Is that $20 million 401(k) engagement worth all the hours you'll have to put into an RFP to win the gig?
It may be that retirement plan advisors have no other recourse since plan sponsors are increasingly relying on much dreaded requests for proposal in order to document their procurement process.
That reality, and the extremely cumbersome nature of retirement plan bidding, led Ariana Amplo to launch InHub, an online RFP tool that matches plan sponsors with advisors who can service their plans, while cutting out many of the hardships associated with the solicitation process.
Amplo, who co-founded the eRFP system with partner Kent Costello, conceived the idea based on firsthand experience in retirement plan business development.
Working for Morgan Stanley's institutional arm, Graystone Consulting, she and Costello worked on plans ranging from $20 million to $1 billion—on both the servicing and prospecting sides.
Responsible for business development, Amplo found in her seven years on the team that the "larger the plan the higher the likelihood that the investment committee would hire through an RFP," she recalled in a phone interview with ThinkAdvisor. "It was difficult and I didn't like it for many reasons."
The essential problem for the advisors was that they didn't know if it was worth their time. That is because the RFP typically revealed little about the process — "was the company really planning on making a change or just kicking the tires?" Amplo asks — yet asked hundreds of questions, including many repeated questions asked only slightly differently.

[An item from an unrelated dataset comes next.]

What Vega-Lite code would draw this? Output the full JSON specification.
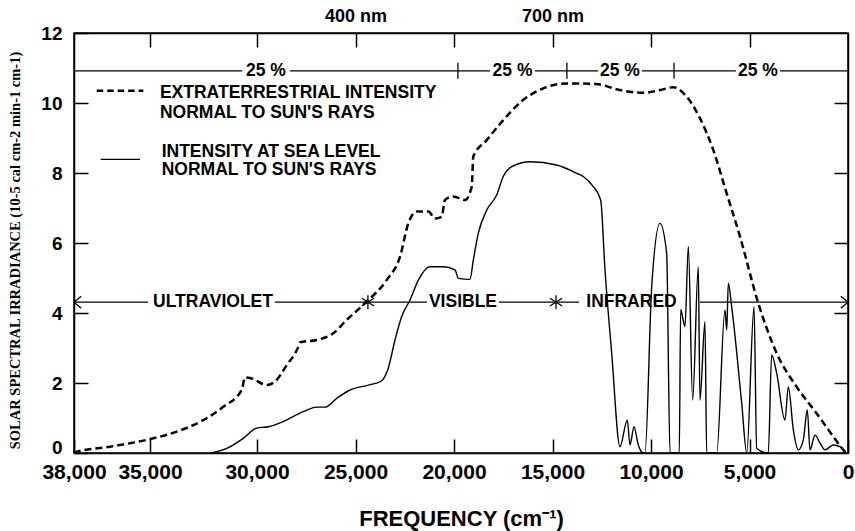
{
  "$schema": "https://vega.github.io/schema/vega-lite/v6.json",
  "width": 774,
  "height": 420,
  "autosize": "none",
  "padding": {"left": 74, "top": 33, "right": 7, "bottom": 78},
  "background": "white",
  "config": {
    "view": {"stroke": "black", "strokeWidth": 1.5},
    "axis": {
      "grid": false,
      "domainColor": "black",
      "domainWidth": 1.5,
      "tickColor": "black",
      "tickWidth": 1.5,
      "labelColor": "black",
      "titleColor": "black",
      "labelFont": "Liberation Sans",
      "titleFont": "Liberation Sans",
      "labelFontWeight": "bold",
      "titleFontWeight": "bold",
      "labelFlush": false,
      "labelOverlap": false
    },
    "text": {"font": "Liberation Sans", "fontWeight": "bold", "fontSize": 17.5, "color": "black"}
  },
  "resolve": {"axis": {"x": "independent", "y": "independent"}},
  "datasets": {
    "ext": [
      {"f": 38000, "v": 0.0}, {"f": 37960, "v": 0.02}, {"f": 36580, "v": 0.18}, {"f": 35040, "v": 0.39},
      {"f": 33750, "v": 0.61}, {"f": 32510, "v": 0.94}, {"f": 31575, "v": 1.32}, {"f": 30715, "v": 1.8},
      {"f": 30560, "v": 2.16}, {"f": 30250, "v": 2.13}, {"f": 29510, "v": 1.94}, {"f": 29090, "v": 2.04},
      {"f": 28490, "v": 2.51}, {"f": 27900, "v": 3.04}, {"f": 27820, "v": 3.16}, {"f": 26970, "v": 3.23},
      {"f": 26130, "v": 3.42}, {"f": 25450, "v": 3.8}, {"f": 24520, "v": 4.28}, {"f": 23420, "v": 4.94},
      {"f": 22740, "v": 5.61}, {"f": 22320, "v": 6.56}, {"f": 21890, "v": 6.9}, {"f": 21300, "v": 6.9},
      {"f": 20965, "v": 6.7}, {"f": 20625, "v": 6.75}, {"f": 20460, "v": 7.23}, {"f": 20040, "v": 7.33},
      {"f": 19440, "v": 7.23}, {"f": 19100, "v": 7.61}, {"f": 19020, "v": 8.47}, {"f": 18340, "v": 8.94},
      {"f": 17500, "v": 9.51}, {"f": 16480, "v": 10.09}, {"f": 15470, "v": 10.42}, {"f": 14280, "v": 10.56},
      {"f": 12760, "v": 10.54}, {"f": 11590, "v": 10.37}, {"f": 10390, "v": 10.29}, {"f": 9540, "v": 10.37},
      {"f": 8870, "v": 10.45}, {"f": 8190, "v": 10.18}, {"f": 7510, "v": 9.56}, {"f": 6840, "v": 8.66},
      {"f": 6160, "v": 7.42}, {"f": 5480, "v": 6.18}, {"f": 4570, "v": 4.31}, {"f": 3620, "v": 2.85},
      {"f": 2605, "v": 1.89}, {"f": 1590, "v": 1.13}, {"f": 748, "v": 0.47}, {"f": 240, "v": 0.09},
      {"f": 100, "v": 0.0}
    ],
    "sea": [
      {"f": 32120, "v": 0}, {"f": 31415, "v": 0.13}, {"f": 30640, "v": 0.42}, {"f": 30015, "v": 0.71},
      {"f": 29425, "v": 0.75}, {"f": 28665, "v": 0.9}, {"f": 27650, "v": 1.18}, {"f": 26970, "v": 1.31},
      {"f": 26550, "v": 1.31}, {"f": 25955, "v": 1.56}, {"f": 25280, "v": 1.8}, {"f": 24350, "v": 1.94},
      {"f": 23705, "v": 2.05}, {"f": 23350, "v": 2.4}, {"f": 22995, "v": 3.23}, {"f": 22655, "v": 3.9},
      {"f": 22235, "v": 4.37}, {"f": 21810, "v": 4.94}, {"f": 21220, "v": 5.32}, {"f": 20545, "v": 5.32},
      {"f": 19950, "v": 5.23}, {"f": 19780, "v": 4.99}, {"f": 19190, "v": 4.96}, {"f": 19020, "v": 5.51},
      {"f": 18765, "v": 6.28}, {"f": 18340, "v": 6.94}, {"f": 17835, "v": 7.37}, {"f": 17500, "v": 7.9},
      {"f": 17070, "v": 8.18}, {"f": 16140, "v": 8.32}, {"f": 14790, "v": 8.23}, {"f": 13770, "v": 7.99},
      {"f": 13440, "v": 7.9}, {"f": 12930, "v": 7.61}, {"f": 12555, "v": 7.23}, {"f": 12335, "v": 5.23},
      {"f": 11995, "v": 2.85}, {"f": 11575, "v": 0.18}, {"f": 11205, "v": 0.94}, {"f": 11065, "v": 0.23},
      {"f": 10865, "v": 0.75}, {"f": 10645, "v": 0.23}, {"f": 10390, "v": 0}, {"f": 10305, "v": 0},
      {"f": 9965, "v": 4.75}, {"f": 9545, "v": 6.56}, {"f": 9205, "v": 5.7}, {"f": 9035, "v": 0},
      {"f": 8565, "v": 0}, {"f": 8495, "v": 4.1}, {"f": 8275, "v": 3.61}, {"f": 8105, "v": 5.9},
      {"f": 7885, "v": 1.51}, {"f": 7600, "v": 5.32}, {"f": 7515, "v": 1.51}, {"f": 7260, "v": 3.75},
      {"f": 7175, "v": 0}, {"f": 6665, "v": 0}, {"f": 6245, "v": 4.09}, {"f": 6155, "v": 3.51},
      {"f": 6075, "v": 4.85}, {"f": 5905, "v": 4.18}, {"f": 5395, "v": 1.42}, {"f": 5140, "v": 0},
      {"f": 4770, "v": 4.18}, {"f": 4635, "v": 0.13}, {"f": 4045, "v": 0}, {"f": 3875, "v": 2.8},
      {"f": 3620, "v": 2.28}, {"f": 3200, "v": 0.94}, {"f": 3030, "v": 1.89}, {"f": 2775, "v": 0.66},
      {"f": 2525, "v": 0.09}, {"f": 2270, "v": 0.37}, {"f": 2065, "v": 1.23}, {"f": 1930, "v": 0.09},
      {"f": 1675, "v": 0.51}, {"f": 1420, "v": 0.28}, {"f": 1170, "v": 0.09}, {"f": 745, "v": 0.23},
      {"f": 405, "v": 0.18}, {"f": 150, "v": 0}
    ],
    "pctSegs": [
      {"f": 38000, "f2": 30700, "v": 10.92}, {"f": 28330, "f2": 18170, "v": 10.92},
      {"f": 15890, "f2": 12690, "v": 10.92}, {"f": 10460, "f2": 5690, "v": 10.92},
      {"f": 3450, "f2": 0, "v": 10.92}
    ],
    "pctTicks": [
      {"f": 19800, "v": 10.69, "v2": 11.15}, {"f": 14270, "v": 10.69, "v2": 11.15}, {"f": 8830, "v": 10.69, "v2": 11.15}
    ],
    "pctLabels": [
      {"f": 29545, "v": 10.92, "t": "25 %"}, {"f": 17030, "v": 10.92, "t": "25 %"},
      {"f": 11575, "v": 10.92, "t": "25 %"}, {"f": 4570, "v": 10.92, "t": "25 %"}
    ],
    "regSegs": [
      {"f": 38000, "f2": 35080, "v": 4.31}, {"f": 29090, "f2": 21370, "v": 4.31},
      {"f": 17715, "f2": 13655, "v": 4.31}, {"f": 7515, "f2": 0, "v": 4.31}
    ],
    "regLabels": [
      {"f": 32055, "v": 4.31, "t": "ULTRAVIOLET"}, {"f": 19545, "v": 4.31, "t": "VISIBLE"},
      {"f": 10990, "v": 4.31, "t": "INFRARED"}
    ],
    "stars": [{"f": 24370, "v": 4.31}, {"f": 14820, "v": 4.31}],
    "arrowL": [{"f": 38000, "v": 4.31}],
    "arrowR": [{"f": 0, "v": 4.31}],
    "legDash": [{"f": 37105, "f2": 35265, "v": 10.35}],
    "legSolid": [{"f": 36945, "f2": 35395, "v": 8.39}],
    "legText": [
      {"f": 34535, "v": 10.28, "t": "EXTRATERRESTRIAL INTENSITY"},
      {"f": 34535, "v": 9.71, "t": "NORMAL TO SUN'S RAYS"},
      {"f": 34455, "v": 8.61, "t": "INTENSITY AT SEA LEVEL"},
      {"f": 34455, "v": 8.09, "t": "NORMAL TO SUN'S RAYS"}
    ]
  },
  "encoding": {
    "x": {"field": "f", "type": "quantitative", "axis": null,
          "scale": {"domain": [38000, 35000, 30000, 0], "range": [0, 76, 183, 774], "nice": false, "zero": false}},
    "y": {"field": "v", "type": "quantitative", "axis": null,
          "scale": {"domain": [0, 12], "nice": false, "zero": false}}
  },
  "layer": [
    {
      "data": {"name": "ext"},
      "mark": {"type": "line", "color": "black", "strokeWidth": 2.5, "strokeDash": [7, 4], "interpolate": "monotone"},
      "encoding": {
        "x": {"field": "f", "type": "quantitative",
              "scale": {"domain": [38000, 35000, 30000, 0], "range": [0, 76, 183, 774], "nice": false, "zero": false},
              "axis": {"orient": "bottom", "values": [38000, 35000, 30000, 25000, 20000, 15000, 10000, 5000, 0],
                       "labelExpr": "format(datum.value, ',')", "tickSize": -14, "labelPadding": 22, "labelFontSize": 21,
                       "title": "FREQUENCY (cm⁻¹)", "titleFontSize": 22, "titlePadding": 26}},
        "y": {"field": "v", "type": "quantitative",
              "scale": {"domain": [0, 12], "nice": false, "zero": false},
              "axis": {"orient": "left", "values": [0, 2, 4, 6, 8, 10, 12], "tickSize": -14, "labelPadding": 26,
                       "labelFontSize": 19,
                       "labelBaseline": {"condition": {"test": "datum.value == 0", "value": "alphabetic"}, "value": "middle"},
                       "title": "SOLAR SPECTRAL IRRADIANCE (10-5 cal cm-2 min-1 cm-1)",
                       "titleFont": "Liberation Serif", "titleFontSize": 14.5, "titleAngle": -90,
                       "titleX": -59, "titleY": 217, "titleAlign": "center", "titleBaseline": "middle"}},
        "order": {"field": "f", "sort": "descending"}
      }
    },
    {
      "data": {"name": "sea"},
      "mark": {"type": "line", "color": "black", "strokeWidth": 1.4, "interpolate": "monotone"},
      "encoding": {
        "x": {"field": "f", "type": "quantitative",
              "scale": {"domain": [38000, 35000, 30000, 0], "range": [0, 76, 183, 774], "nice": false, "zero": false},
              "axis": {"orient": "top", "values": [35000, 30000, 25000, 20000, 15000, 10000, 5000],
                       "tickSize": -14, "labelPadding": 22, "labelFontSize": 18,
                       "labelExpr": "datum.value == 25000 ? '400 nm' : datum.value == 15000 ? '700 nm' : ''",
                       "title": null}},
        "y": {"field": "v", "type": "quantitative",
              "scale": {"domain": [0, 12], "nice": false, "zero": false},
              "axis": {"orient": "right", "values": [2, 4, 6, 8, 10], "tickSize": -14, "labels": false, "title": null}},
        "order": {"field": "f", "sort": "descending"}
      }
    },
    {
      "data": {"name": "pctSegs"},
      "mark": {"type": "rule", "color": "black", "strokeWidth": 1.3},
      "encoding": {"x2": {"field": "f2"}}
    },
    {
      "data": {"name": "pctTicks"},
      "mark": {"type": "rule", "color": "black", "strokeWidth": 1.3},
      "encoding": {"y2": {"field": "v2"}}
    },
    {
      "data": {"name": "pctLabels"},
      "mark": {"type": "text", "align": "center", "baseline": "middle"},
      "encoding": {"text": {"field": "t"}}
    },
    {
      "data": {"name": "regSegs"},
      "mark": {"type": "rule", "color": "black", "strokeWidth": 1.3},
      "encoding": {"x2": {"field": "f2"}}
    },
    {
      "data": {"name": "regLabels"},
      "mark": {"type": "text", "align": "center", "baseline": "middle"},
      "encoding": {"text": {"field": "t"}}
    },
    {
      "data": {"name": "stars"},
      "mark": {"type": "point", "shape": "M0,-1L0,1M-0.87,-0.55L0.87,0.55M-0.87,0.55L0.87,-0.55",
               "size": 196, "filled": false, "color": "black", "strokeWidth": 1.3, "opacity": 1}
    },
    {
      "data": {"name": "arrowL"},
      "mark": {"type": "point", "shape": "M1.2,-1L0,0L1.2,1", "size": 144, "filled": false, "color": "black", "strokeWidth": 1.3, "opacity": 1}
    },
    {
      "data": {"name": "arrowR"},
      "mark": {"type": "point", "shape": "M-1.2,-1L0,0L-1.2,1", "size": 144, "filled": false, "color": "black", "strokeWidth": 1.3, "opacity": 1}
    },
    {
      "data": {"name": "legDash"},
      "mark": {"type": "rule", "color": "black", "strokeWidth": 2.5, "strokeDash": [6.5, 4]},
      "encoding": {"x2": {"field": "f2"}}
    },
    {
      "data": {"name": "legSolid"},
      "mark": {"type": "rule", "color": "black", "strokeWidth": 1.4},
      "encoding": {"x2": {"field": "f2"}}
    },
    {
      "data": {"name": "legText"},
      "mark": {"type": "text", "align": "left", "baseline": "middle"},
      "encoding": {"text": {"field": "t"}}
    }
  ]
}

Adding to the cumulative burden, many plan sponsors would send physical RFPs, requiring the advisor to retype everything in a Word document, after which the advisor would need to print and mail an entire book, along with multiple addenda, to 7 or 11 committee members.
"Archaic," in a word, is how Amplo describes the process.
But then she observed a still more worrisome trend.
"Every year that [plan] size kept coming more and more down market; pretty soon $5 million and even $1 million 401(k) plans sent RFPs in the e-mail to compete for the plan."
There were no more mere on-site interviews for smaller accounts. In the space of just five years, Amplo and her team found that $1 million was the new $1 trillion in terms of the hoops one had to jump through to procure new accounts.
"For me, I was surprised that it came that far down market," she recalls. "I was happy that small companies were forming investment committees and understanding they did have a fiduciary responsibility to follow a prudent process; I loved that small plans were soliciting business through RFPs."
But she saw that not only was the process was onerous for advisors, but its burdens discouraged many plan sponsors and similarly ill served plan participants.
Many plan sponsors who have yet to join the RFP wave avoid doing so because they are reluctant to spend so many hours of their investment committee's time for a cumbersome manual and offline process, Amplo says.
"They may also not be hiring the best advisors because they don't know whom to invite to the process," she adds.
And worse, Amplo says the RFP hassle discourages change even when the need is pressing, with companies reasoning:
"Even though we want to change our advisor — we're having service issues, or a fee issue, or they want to hire an advisor for the first time but they don't have time to go through the RFP process properly — that's where we're trying to reduce the friction."